Tianhe prices IPO near range bottom

Tianhe was supported by long-only investors and specialty funds focused on the chemical sector.

Tianhe Chemicals raised $654 million in a Hong Kong initial public offering on Friday after pricing 2.8 billion shares towards the bottom end of its targeted range.

It is the fourth-largest IPO in Hong Kong so far this year and comes at a time of renewed interest in local listings.

The Chinese chemical company priced the shares at HK$1.80, near the lower end of its HK$1.75 to HK$2.25 price range, under the lead of Bank of America Merrill Lynch, Goldman Sachs, Morgan Stanley and UBS.

Over 100 institutional investors participated in the deal, making up nearly 98% of the book, as retail investors stayed away due to a lack of familiarity with Tianhe and the chemicals sector generally.

The company relied heavily on long-only institutional investors and niche specialist funds focused on chemical companies to complete the deal. As a result, the top ten investors made up 60% of the offering, a banker close to the deal told FinanceAsia.

Tianhe offered 11% of its enlarged share capital for sale in the IPO and just over a quarter of that comprised secondary shares. The selling shareholders included Chairman Wei Qi and his family as well as Jimmy Chen, a consultant to the company, who will maintain significant stakes in the company.

The IPO price achieved gives the company a market capitalisation of $5.9 billion and values Tianhe’s shares at around 10.5 times 2014 earnings, based on a blended syndicate forecast. This price-to-earnings ratio represents a discount to Tianhe's international competitors in the lubricant additives (LOA) and specialty fluorochemicals (SFC) sectors.

The two largest listed players in each sector are US duo NewMarket Corp and Dupont. NewMarket is trading at 21 times forward 2014 earnings while Dupont is trading at 19 times estimated 2014 earnings. Their shares have risen 17% and 9% year-to-date, respectively, so far this year.

Sector outlook

Tianhe is China’s largest player in both LOA and SFC, with a 41% market share in LOA — lubricants that optimise fuel performance and combustion abilities — and 2.9% in the latter, according to Frost & Sullivan.

The company plans to use 30% of the proceeds to develop lubricant activities, expand capacity and research and development. Another 30% will be used to develop its SFC units and 39% will be used to repay the Wei family’s pre-IPO convertible bonds.

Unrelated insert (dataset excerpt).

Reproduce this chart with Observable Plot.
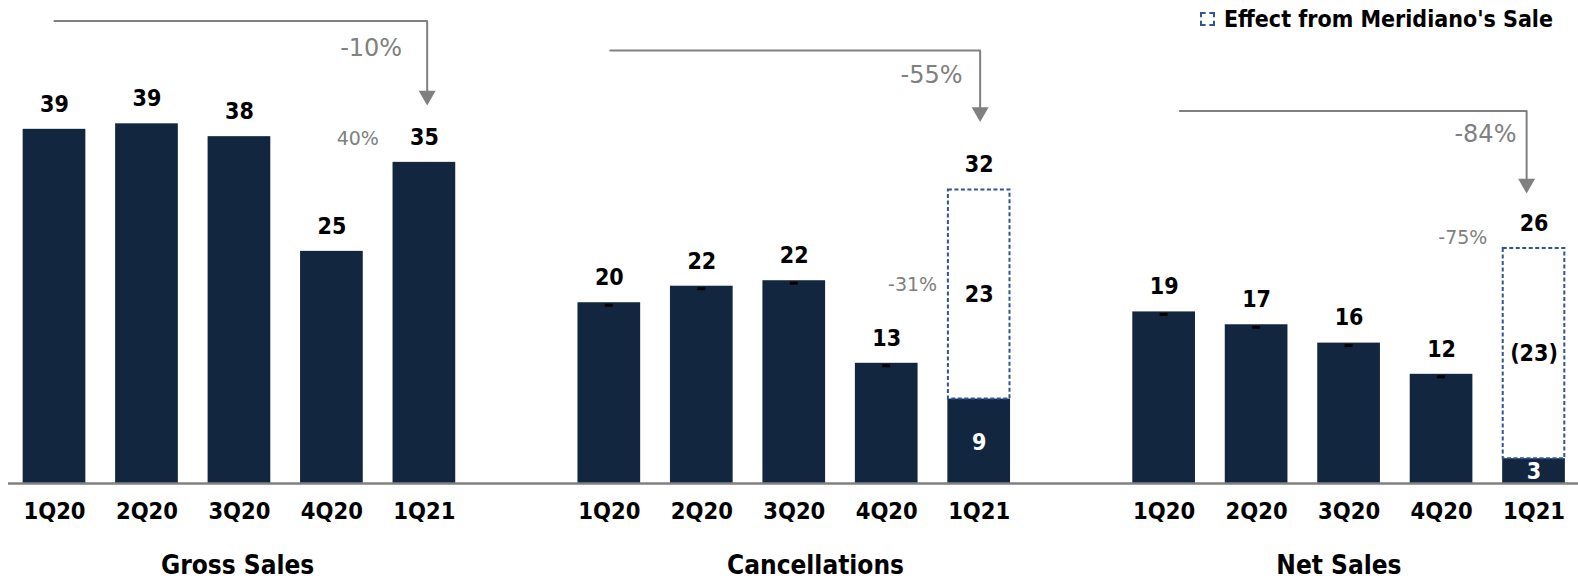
<!DOCTYPE html>
<html>
<head>
<meta charset="utf-8">
<script src="https://cdn.jsdelivr.net/npm/d3@7"></script>
<script src="https://cdn.jsdelivr.net/npm/@observablehq/plot@0.6"></script>
<style>
  html, body { margin: 0; padding: 0; background: #fff; overflow: hidden; }
  #wrap { position: relative; width: 1578px; height: 580px; }
  #legend { position: absolute; top: 6px; right: 25px; display: flex; align-items: center; gap: 9px;
            font-family: "DejaVu Sans Condensed", "DejaVu Sans", sans-serif; font-weight: bold; font-size: 23px; color: #000; }
  #legend .sw { width: 11px; height: 10px; border: 2px dashed #2F5597; }
</style>
</head>
<body>
<div id="wrap">
  <div id="legend"><span class="sw"></span><span>Effect from Meridiano's Sale</span></div>
</div>
<script>
// ---- data ----
const groups = ["Gross Sales", "Cancellations", "Net Sales"];
const quarters = ["1Q20", "2Q20", "3Q20", "4Q20", "1Q21"];
const grossSales = [38.6, 39.2, 37.8, 25.3, 35.0];
const cancellations = [19.7, 21.5, 22.1, 13.1, 9.2];
const netSales = [18.7, 17.3, 15.3, 11.9, 2.7];
const grossLabels = ["39", "39", "38", "25", "35"];
const cancLabels = ["20", "22", "22", "13", "9"];
const netLabels = ["19", "17", "16", "12", "3"];
// Effect from Meridiano's sale on 1Q21 (cancellations, net sales)
const effectValues = [22.8, 22.9];
const effectLabels = ["23", "(23)"];
const effectTotals = ["32", "26"];
// YoY change arrows (1Q20 -> 1Q21)
const yoyLabels = ["-10%", "-55%", "-84%"];
const yoyArrowTop = [50.4, 47.2, 40.6];
const yoyArrowTip = [41.2, 39.4, 31.6];
const yoyArrowFrom = [0.0, 6.01, 12.17];
const yoyArrowTo = [4.03, 10.01, 15.92];
const yoyLabelX = [3.76, 9.82, 15.81];
const yoyLabelY = [47.4, 44.5, 38.1];
// QoQ change labels (4Q20 -> 1Q21)
const qoqLabels = ["40%", "-31%", "-75%"];
const qoqLabelX = [3.28, 9.28, 15.23];
const qoqLabelY = [37.6, 21.6, 26.8];
const groupLabelX = [1.98, 8.23, 13.89];

// ---- derived tables ----
const series = [grossSales, cancellations, netSales];
const seriesLabels = [grossLabels, cancLabels, netLabels];
const bars = [];
series.forEach((vals, g) => vals.forEach((v, q) => bars.push({
  g, q, i: g * 6 + q, v, label: seriesLabels[g][q], quarter: quarters[q],
  boxed: g > 0 && q === 4
})));
const boxes = effectValues.map((e, k) => {
  const b = bars.find(d => d.g === k + 1 && d.q === 4);
  return {i: b.i, y1: b.v, y2: b.v + e, label: effectLabels[k], total: effectTotals[k]};
});
const arrowPts = [];
yoyLabels.forEach((_, k) => {
  arrowPts.push({a: k, x: yoyArrowFrom[k], y: yoyArrowTop[k]});
  arrowPts.push({a: k, x: yoyArrowTo[k], y: yoyArrowTop[k]});
  arrowPts.push({a: k, x: yoyArrowTo[k], y: yoyArrowTip[k] + 1.2});
});
const arrowHeads = yoyLabels.map((_, k) => ({x: yoyArrowTo[k], y: yoyArrowTip[k]}));
const yoy = yoyLabels.map((t, k) => ({t, x: yoyLabelX[k], y: yoyLabelY[k]}));
const qoq = qoqLabels.map((t, k) => ({t, x: qoqLabelX[k], y: qoqLabelY[k]}));
const groupTitles = groups.map((t, k) => ({t, x: groupLabelX[k]}));

const navy = "#13263f", grey = "#808080", blue = "#2F5597";
const hw = 0.339; // half bar width in slot units
const font = "DejaVu Sans";
const boldFont = "'DejaVu Sans Condensed', 'DejaVu Sans', sans-serif";

const chart = Plot.plot({
  width: 1578, height: 580,
  marginLeft: 0, marginRight: 0, marginTop: 0, marginBottom: 97,
  x: {type: "linear", domain: [-0.584, 16.481], axis: null},
  y: {domain: [0, 52.64], axis: null},
  style: {fontFamily: font, background: "white", overflow: "visible"},
  marks: [
    Plot.rectY(bars, {x1: d => d.i - hw, x2: d => d.i + hw, y1: 0, y2: "v", fill: navy}),
    Plot.rect(boxes, {x1: d => d.i - hw + 0.006, x2: d => d.i + hw - 0.006, y1: "y1", y2: "y2",
      fill: "none", stroke: blue, strokeWidth: 2, strokeDasharray: "4,2.5"}),
    // small markers on top of cancellations / net sales bars
    Plot.ruleY(bars.filter(d => d.g > 0 && d.q < 4), {y: "v", x1: d => d.i - 0.043, x2: d => d.i + 0.043,
      dy: 2.5, stroke: "#000", strokeWidth: 3}),
    Plot.ruleY([0], {stroke: grey, strokeWidth: 2.5, insetLeft: 8}),
    // value labels above bars
    Plot.text(bars.filter(d => !d.boxed), {x: "i", y: "v", text: "label", dy: -25,
      fontFamily: boldFont, fontSize: 23, fontWeight: "bold", fill: "#000"}),
    // inside labels for boxed 1Q21 bars
    Plot.text(bars.filter(d => d.boxed), {x: "i", y: d => d.v / 2, text: "label", dy: 1,
      fontFamily: boldFont, fontSize: 23, fontWeight: "bold", fill: "#fff"}),
    Plot.text(boxes, {x: "i", y: d => (d.y1 + d.y2) / 2, text: "label",
      fontFamily: boldFont, fontSize: 23, fontWeight: "bold", fill: "#000"}),
    Plot.text(boxes, {x: "i", y: "y2", text: "total", dy: -25,
      fontFamily: boldFont, fontSize: 23, fontWeight: "bold", fill: "#000"}),
    // x tick labels and group titles
    Plot.text(bars, {x: "i", y: 0, text: "quarter", dy: 28,
      fontFamily: boldFont, fontSize: 23.5, fontWeight: "bold", fill: "#000"}),
    Plot.text(groupTitles, {x: "x", y: 0, text: "t", dy: 82,
      fontFamily: boldFont, fontSize: 26, fontWeight: "bold", fill: "#000"}),
    // YoY arrows
    Plot.line(arrowPts, {x: "x", y: "y", z: "a", stroke: grey, strokeWidth: 2, curve: "linear"}),
    Plot.dot(arrowHeads, {x: "x", y: "y", symbol: "triangle", rotate: 180, r: 6.3, dy: -9.8, fill: grey, stroke: "none"}),
    Plot.text(yoy, {x: "x", y: "y", text: "t", textAnchor: "end", fontSize: 24, fill: grey}),
    Plot.text(qoq, {x: "x", y: "y", text: "t", fontSize: 19, fill: grey})
  ]
});
document.getElementById("wrap").prepend(chart);
</script>
</body>
</html>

During its IPO roadshow, company executives and bankers played up the high-growth potential of anti-mar and stain-proof coatings. These are used on a number of products, including smartphones and ATMs, to repel water, oil and other liquids. Frost & Sullivan estimates that Chinese demand for both will grow at a compound annual growth rate of 19% and 14.2%, respectively, between 2013 and 2018.

HK IPO market

Tianhe Chemicals is the fourth-largest IPO in Hong Kong so far this year, following HK Electric Investments $3.1 billion offering in January, China CNR Corp’s $1.2 billion IPO in May and Harbin Bank’s $1.1 billion flotation in March.

Despite pricing near the bottom, Tianhe appears to have caught positive momentum this week, following successful IPOs by water purifier Ozner Water and waste-to-energy company Dynagreen.

Although markets appear to be recovering — the Hang Seng China Enterprises Index has risen 6% in the past month — it has been a disappointing year for Hong Kong-listed companies. HK Electric is down 3% so far this year, while Harbin Bank is down 6%. China CNR’s is up 1%.